Non-Disclosure Agreements (NDAs)2019-06-05T13:03:07-05:00

Non-Disclosure Agreements (NDAs): What are they, and does my business need one?

A Non-Disclosure Agreement (NDA) is a legal agreement that outlines and defines a set of material and/or information that the signers wish to keep secret from third parties. NDAs are also referred to as Confidentiality Agreements or Confidential Disclosure Agreements. As a small business owner, NDAs can stop your company’s sensitive information from falling into the hands of someone who wishes your business ill. So, when should you utilize one – with your clients? With your employees?  In conjunction with your other contacts?

 

What information does an NDA protect?

An NDA can cover any information that you want to keep confidential. This can include client lists, employee information, intellectual property, trade secrets, pricing structures, and marketing methods. Generally, you will want to expand the scope of “Confidential Information” to include as much information as possible; the broader the definition, the more material is protected. NDAs should cover pretty much all non-public business information.

 

When should I use an NDA?

Any time confidential information is being exchanged with a client, employee, prospective business partner, or basically anyone else, you should consider having that person sign an NDA. This is especially important in the following situations:

  • Hiring employees: If you work with sensitive information, you may want to have employees sign an NDA before they start working.
  • Business purchases or sales: NDAs are essential when buying or selling a business. If you are selling, you will have to disclose almost all of the information that your company has – IP, client lists, proprietary information, employee information, marketing strategies, etc.
  • Bringing on an investor or new business member: You will have to lay bare your company and its standing to this person (or entity). You want to make sure they keep this information confidential and do not use it against you.
  • Utilizing services with a vendor: If your business uses vendors to render its services, think about having them (and their staff) sign an NDA. You never know what information they may come across or who they may meet.

 

What are some common provisions in an NDA?

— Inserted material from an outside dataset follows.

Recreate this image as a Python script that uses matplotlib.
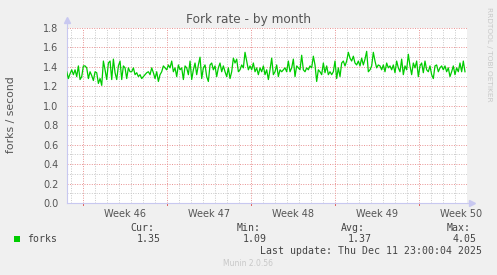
import matplotlib
matplotlib.use("Agg")
import matplotlib.pyplot as plt
import numpy as np

# ---- data (days since Mon 10 Nov 2025 00:00) ----
t_start = -1.333          # first sample, days
t_step = 1.0 / 7.2        # sample spacing, days
forks = [
    1.35, 1.28, 1.33, 1.37, 1.32, 1.37, 1.30, 1.41, 1.27, 1.30, 1.41, 1.41, 1.39, 1.28, 1.35, 1.31,
    1.26, 1.35, 1.34, 1.23, 1.28, 1.21, 1.46, 1.37, 1.27, 1.44, 1.46, 1.27, 1.48, 1.34, 1.27, 1.41,
    1.46, 1.27, 1.41, 1.39, 1.28, 1.39, 1.35, 1.35, 1.39, 1.32, 1.34, 1.30, 1.32, 1.28, 1.30, 1.32,
    1.34, 1.35, 1.32, 1.39, 1.34, 1.28, 1.35, 1.25, 1.32, 1.35, 1.41, 1.39, 1.37, 1.42, 1.39, 1.46,
    1.35, 1.39, 1.30, 1.42, 1.37, 1.39, 1.27, 1.41, 1.39, 1.32, 1.46, 1.27, 1.37, 1.44, 1.32, 1.42,
    1.50, 1.28, 1.39, 1.42, 1.30, 1.25, 1.42, 1.44, 1.37, 1.41, 1.30, 1.39, 1.44, 1.35, 1.41, 1.35,
    1.30, 1.39, 1.28, 1.35, 1.49, 1.44, 1.48, 1.35, 1.37, 1.42, 1.39, 1.55, 1.46, 1.37,
    1.41, 1.37, 1.44, 1.35, 1.39, 1.32, 1.39, 1.35, 1.41, 1.32, 1.37, 1.27, 1.37, 1.49, 1.32, 1.35,
    1.42, 1.30, 1.37, 1.35, 1.37, 1.39, 1.35, 1.46, 1.35, 1.39, 1.48, 1.30, 1.41, 1.39, 1.37, 1.52,
    1.37, 1.35, 1.39, 1.37, 1.41, 1.39, 1.51, 1.42, 1.25, 1.37, 1.35, 1.32, 1.44, 1.34, 1.41, 1.32,
    1.35, 1.32, 1.35, 1.46, 1.28, 1.39, 1.30, 1.44, 1.46, 1.41, 1.46, 1.55, 1.49, 1.46, 1.51, 1.44,
    1.42, 1.46, 1.41, 1.49, 1.42, 1.48, 1.56, 1.35, 1.37, 1.41, 1.55, 1.46, 1.39, 1.42, 1.41, 1.37,
    1.42, 1.35, 1.44, 1.39, 1.41, 1.37, 1.42, 1.34, 1.46, 1.39, 1.35, 1.48, 1.32, 1.41, 1.37, 1.53,
    1.41, 1.32, 1.44, 1.39, 1.46, 1.30, 1.41, 1.44, 1.34, 1.46, 1.37, 1.35, 1.41, 1.32, 1.28, 1.41,
    1.42, 1.35, 1.39, 1.41, 1.37, 1.41, 1.35, 1.39, 1.30, 1.35, 1.41, 1.32, 1.39, 1.35, 1.44, 1.35,
    1.46, 1.35,
]
week_labels = ["Week 46", "Week 47", "Week 48", "Week 49", "Week 50"]
week_starts = [0, 7, 14, 21, 28]
x_range = (-1.31, 32.03)
y_range = (0.0, 1.8)

stat_names = ["Cur:", "Min:", "Avg:", "Max:"]
stat_values = ["1.35", "1.09", "1.37", "4.05"]
series_name = "forks"
last_update = "Last update: Thu Dec 11 23:00:04 2025"

# ---- figure ----
W, H = 497, 275
fig = plt.figure(figsize=(W / 100, H / 100), dpi=100, facecolor="#F0F0F0")
ax = fig.add_axes([67 / W, 72 / H, 400 / W, 175 / H], facecolor="white")

t = t_start + t_step * np.arange(len(forks))
ax.plot(t, forks, color="#00CC00", lw=0.9, zorder=5)

ax.set_xlim(*x_range)
ax.set_ylim(*y_range)

# grid
minor_c = "#C8C8C8"
major_c = "#E89090"
dots = (0, (1, 1.5))
for d in np.arange(np.ceil(x_range[0]), x_range[1], 1.0):
    if int(d) % 7 != 0:
        ax.axvline(d, color=minor_c, lw=0.7, ls=dots, zorder=1)
for y in np.arange(0.1, 1.81, 0.2):
    ax.axhline(y, color=minor_c, lw=0.7, ls=dots, zorder=1)
for w in week_starts:
    ax.axvline(w, color=major_c, lw=0.7, ls=dots, zorder=2)
for y in np.arange(0.2, 1.81, 0.2):
    ax.axhline(y, color=major_c, lw=0.7, ls=dots, zorder=2)

# axes
for s in ["top", "right"]:
    ax.spines[s].set_visible(False)
for s in ["left", "bottom"]:
    ax.spines[s].set_color("#C8C8F0")
    ax.spines[s].set_linewidth(0.8)
ax.plot([0], [1.045], marker="^", color="#C8C8F0", ms=4, transform=ax.transAxes, clip_on=False)
ax.plot([1.012], [0], marker=">", color="#C8C8F0", ms=4, transform=ax.transAxes, clip_on=False)
ax.plot([0, 0], [1.0, 1.04], color="#C8C8F0", lw=0.8, transform=ax.transAxes, clip_on=False)
ax.plot([1.0, 1.01], [0, 0], color="#C8C8F0", lw=0.8, transform=ax.transAxes, clip_on=False)

ax.set_yticks(np.arange(0, 1.81, 0.2))
ax.set_yticklabels([f"{v:.1f}" for v in np.arange(0, 1.81, 0.2)])
ax.set_xticks([w + 3.5 for w in week_starts])
ax.set_xticklabels(week_labels)
ax.tick_params(axis="both", labelsize=7, colors="#555555", length=0, pad=4)
ax.tick_params(axis="y", pad=6)
for w in week_starts:
    ax.plot([w, w], [-0.02, 0], color="#E06060", lw=0.7, clip_on=False)

# texts
fig.text(248 / W, 1 - 19 / H, "Fork rate - by month", ha="center", va="center",
         fontsize=8.7, color="#555555")
fig.text(11 / W, 1 - 115 / H, "forks / second", ha="center", va="center",
         rotation=90, fontsize=7.8, color="#555555")
fig.text(489 / W, 1 - 54 / H, "RRDTOOL / TOBI OETIKER", ha="center", va="center",
         rotation=270, fontsize=5.3, color="#C8C8C8")

mono = dict(family="DejaVu Sans Mono", fontsize=7.1, color="#444444")
fig.patches.append(plt.Rectangle((14 / W, 1 - 242 / H), 6 / W, 6 / H, transform=fig.transFigure,
                                 facecolor="#00CC00", edgecolor="none"))
fig.text(27 / W, 1 - 239 / H, series_name, ha="left", va="center", **mono)
name_right = [154, 261, 365, 471]
val_right = [161, 267, 372, 477]
for nm, vl, xr, xv in zip(stat_names, stat_values, name_right, val_right):
    fig.text(xr / W, 1 - 228 / H, nm, ha="right", va="center", **mono)
    fig.text(xv / W, 1 - 239 / H, vl, ha="right", va="center", **mono)
fig.text(482 / W, 1 - 251 / H, last_update, ha="right", va="center", **mono)
fig.text(248 / W, 1 - 264 / H, "Munin 2.0.56", ha="center", va="center",
         fontsize=5.5, color="#C8C8C8")

fig.savefig("out.png", dpi=100, facecolor=fig.get_facecolor())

The definition of “confidential information” is the core of the NDA. This defines what is, and what is not, covered by the NDA.

The term of the NDA is just as critical. Many NDAs state that the provisions will remain in place for years, or even forever. Ten years is a common duration for an NDA, but you want your information to be protected for as long as possible.

NDAs should also address the destruction of confidential materials. Should confidential information be distributed to other parties, whether physically or digitally, these provisions detail how and when those materials should be destroyed in the event the transaction does not move forward. You do not want copies of confidential materials floating around.